Scotland is no stranger to wasteful public projects. In the devolution era, it has become almost expected that major infrastructure schemes will not be completed on time, will not be completed within budget, or – most commonly – both.
The tone was well set by the Scottish Parliament itself, which cost a whopping 10 times its initial estimate. The project ultimately left taxpayers with a bill of more than £400 million and a building delivered five years behind schedule.
Other projects quickly followed suit. The Aberdeen Western Peripheral Route is now expected to cost more than £1 billion, with delays and cost overruns on the works even helping to bring down construction giant Carillion.
Someone born on the day the SNP announced plans to dual the A9 could now be leaving secondary school, with just 10 miles of dual carriageway actually completed.
Yet even in an era of unrelenting public waste, the SNP’s ferry fiasco surely takes top prize.
In this case, the project began in 2015 when two ferries were ordered for delivery three years later – in 2018 – at an estimated cost of £97 million.
Numerous questions have since abounded about the nature of the contract and the agreement that was made. Meanwhile the ferries themselves have been beset with delays from the outset.
Matters took a particularly farcical turn in 2017 when then First Minister Nicola Sturgeon presided over a “launch” event for one of the vessels, which had painted-on windows, fake funnels, replica engines and an improper bow.
There was, it would seem, more seaworthiness on the set of Titanic.
SNP can find funds for ferries, but at what cost to the rest of us?
Fast forward to 2023 and neither ship is ready yet, while the costs have ballooned to more than £240 million and rising.
The defining image of SNP Scotland.
In 2017, before an uncritical media, Nicola Sturgeon presides over the fake “launch” of a still unfinished ferry with tromp-l’oeil painted windows.
Lots of schoolchildren waving flags though. pic.twitter.com/EMRJcpPX0C— Roger Hutchinson (@RogerMiles) August 30, 2021
A recent report suggested the total bill could now approach half a billion pounds.
The situation is so severe that it would be cheaper, in the case of one ferry at least, to scrap the entire thing and begin the procurement process again.
Poor Neil Gray. The latest in a long line of SNP ministers tasked with dealing with the fallout from the debacle has now been forced to overrule civil service advice in order to get the project over the line, apparently having no idea what the final cost to taxpayers will ultimately be.
Such profligacy would be bad enough if the Scottish Government had money to burn, but it does not.
As we are persistently told, public finances are so tight we face “tough choices” and “difficult decisions” about how it is to be spent.
We apparently lack the money for proper pay rises for nurses and teachers, for instance. But when it comes to covering up the SNP’s mistakes the government can find, quite literally, a blank cheque.
That is a reality that should shame even the most ardent Nationalist.

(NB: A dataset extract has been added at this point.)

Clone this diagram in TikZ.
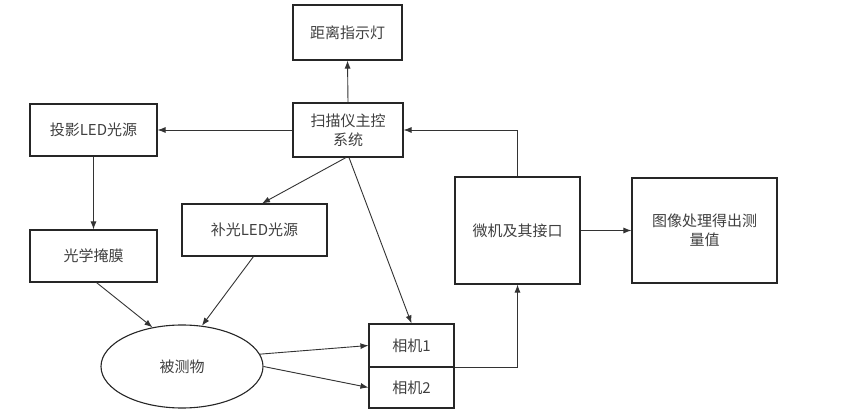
\documentclass[tikz,border=0pt]{standalone}
\usepackage{fontspec}
\setmainfont{Noto Sans CJK SC}
\usetikzlibrary{shapes.geometric,arrows.meta}
\begin{document}
\begin{tikzpicture}[x=1pt,y=-1pt,
  box/.style={draw=black!85,line width=1.1pt,fill=white,text=black!75,font=\fontsize{15}{19}\selectfont,align=center,inner sep=0pt},
  arr/.style={draw=black!80,line width=0.9pt,-{Latex[length=8pt,width=6pt]}}]
\useasboundingbox (0,0) rectangle (865,414);
\node[box,minimum width=109,minimum height=55] (dist) at (347.5,32.5) {距离指示灯};
\node[box,minimum width=110,minimum height=54] (ctrl) at (348,130) {扫描仪主控\\系统};
\node[box,minimum width=127,minimum height=52] (proj) at (93.5,130) {投影LED光源};
\node[box,minimum width=127,minimum height=52] (mask) at (93.5,256) {光学掩膜};
\node[box,minimum width=145,minimum height=52] (fill) at (254.5,230) {补光LED光源};
\node[box,ellipse,minimum width=162,minimum height=83] (obj) at (182,366.5) {被测物};
\node[box,minimum width=85,minimum height=43] (cam1) at (411.5,345.5) {相机1};
\node[box,minimum width=85,minimum height=41] (cam2) at (411.5,387.5) {相机2};
\node[box,minimum width=125,minimum height=107] (pc) at (517.5,230.5) {微机及其接口};
\node[box,minimum width=145,minimum height=105] (img) at (704.5,230.5) {图像处理得出测\\量值};
\draw[arr] (ctrl.north) -- (dist.south);
\draw[arr] (ctrl.west) -- (proj.east);
\draw[arr] (proj.south) -- (mask.north);
\draw[arr] ([xshift=-2pt]ctrl.south) -- ([xshift=7.5pt]fill.north);
\draw[arr] ([xshift=1pt]ctrl.south) -- (cam1.north);
\draw[arr] ([xshift=3pt]mask.south) -- (obj.127);
\draw[arr] ([xshift=-1pt]fill.south) -- (obj.64);
\draw[arr] (obj.9) -- (cam1.west);
\draw[arr] (obj.east) -- (cam2.west);
\draw[arr] (cam1.south east) -| (pc.south);
\draw[arr] (pc.north) |- (ctrl.east);
\draw[arr] (pc.east) -- (img.west);
\end{tikzpicture}
\end{document}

Taxpayers left to foot bill for SNP failings on ferries
Meanwhile, it is taxpayers who are left to foot the bill for the SNP’s wastefulness.
Humza Yousaf is said to be contemplating a new tax band on higher earners, which it is estimated could raise around £257 million a year.
While it would be wrong to draw a direct link between the two, it is certainly the case that, if the Scottish Government managed what money it already has better, it would not need to raise so much from new sources.
Yet it is not just the monetary cost that makes this particular SNP debacle the mother of all SNP debacles.
There is the human cost too.
Vulnerable communities face isolation and uncertainty
Delays and budget overspends for the Scottish Parliament building might be frustrating and annoying, particularly for local residents, but they are no more than that.
In the case of the ferry fiasco, we have communities left facing isolation and uncertainty, with lifeline services increasingly under strain amid the failure to deliver the new floating stock.
This scandal has had a genuine impact on the lives of people in some of Scotland’s most remote and, in many senses, vulnerable communities. That too should shame even the most ardent Nationalist.
Perhaps the most troubling thing about this particular scandal, however, is that it is not yet over.
Despite years of delays, reports, promises, fixes, launches, inquiries, speeches and recriminations, we are really no closer to knowing what the final cost will be or – more importantly – when the ferries will actually be finished.
It is seemingly never ending and, on its current trajectory, it may well outlast the SNP government that instigated it.
For that alone – but for all the other reasons as well – the SNP’s ferry fiasco must go down as the costliest debacle of the devolution era.